Country of the World South Africa

About the country South Africa, its location, size, population, leaders and rulers.




Lay of the Land: The Republic of South Africa sprawls across the foot of the African continent. The Indian Ocean washes the east coast of the country, and the Atlantic the west coast. The two oceans merge south of the port city of Cape Town.

Size: 472,359 sq. mi. (1,221,042 sq. km.).

Population: 27.4 million. Whites number 4.5 million; colored (mixed African, white, and Malay heritage), 2.2 million; Asian (Pakistani, Indian, or Chinese descent), 0.8 million; and black Africans (called Bantu by the South African whites, a term considered derogatory by the Africans), 19.9 million.

Who Rules: The government, in which blacks and coloreds have no voice, consists of a two-house Parliament headed by the prime minister. A state president exists but is primarily ceremonial. The Senate consists of 44 members elected by the provinces and 10 appointed by the state president. The House of Assembly consists of 165 members elected by whites in the Republic of South Africa and 6 representatives from Namibia (South-West Africa).

Who REALLY Rules: Within the ruling National party, the right-wing rural Afrikaner racial extremists (locally called the Verkrampte) have been the base of power since 1948. although there has been a slight shift in recent years to a more moderate group of Afrikaners. All South Africans are really in the clutches of BOSS (The Bureau of State Security), the country's secret police who have to answer to no one save the prime minister and have the right of life and death over the citizens of the country--both black and white. The head of BOSS, together with the prime minister, can circumvent parliament and law courts to deal with people as they wish. BOSS has the power to ban, imprison, and even execute without due course of law.

Thousands of African students fled the country in the wake of the repressive moves following the 1976 Soweto riots. Many of these students are now training to become guerrillas in Mozambique, Angola, and other African countries. Anticipating an increase in guerrilla warfare, the South African government, despite a severe recession, allocated nearly $2 billion for defense in 1977, a 21% increase over the previous year. The length of compulsory military service has been doubled to two years, and men up to the age of 55 are now eligible to be called up in emergencies.

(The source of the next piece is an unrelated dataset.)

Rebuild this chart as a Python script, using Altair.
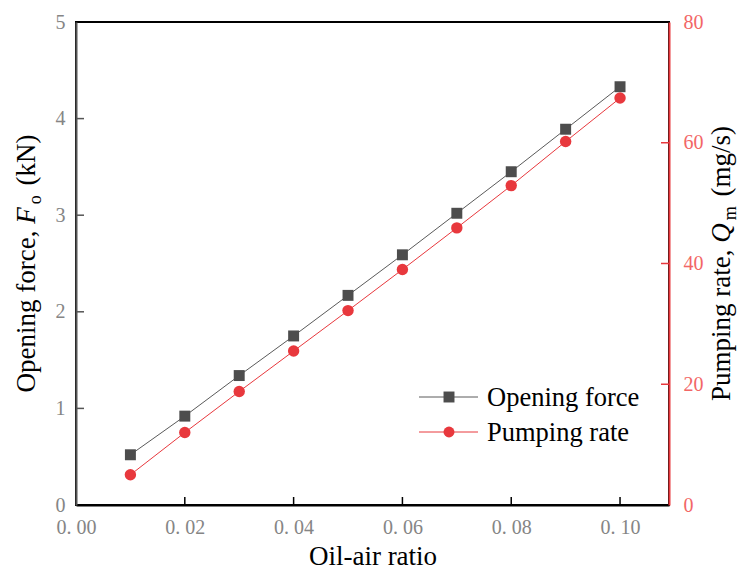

About 350 U.S. companies operate in South Africa despite pressure by U.S. groups opposed to apartheid. Many enter partnerships with South African firms and take different names. For example, Union Carbide, a company which has been under pressure for years to pull out of South Africa, conducts most of its business through subsidiaries with names like Ucar and Electroda Maatskappy.

Thousands of Africans remain in detention throughout the country with little hope of being brought to trial.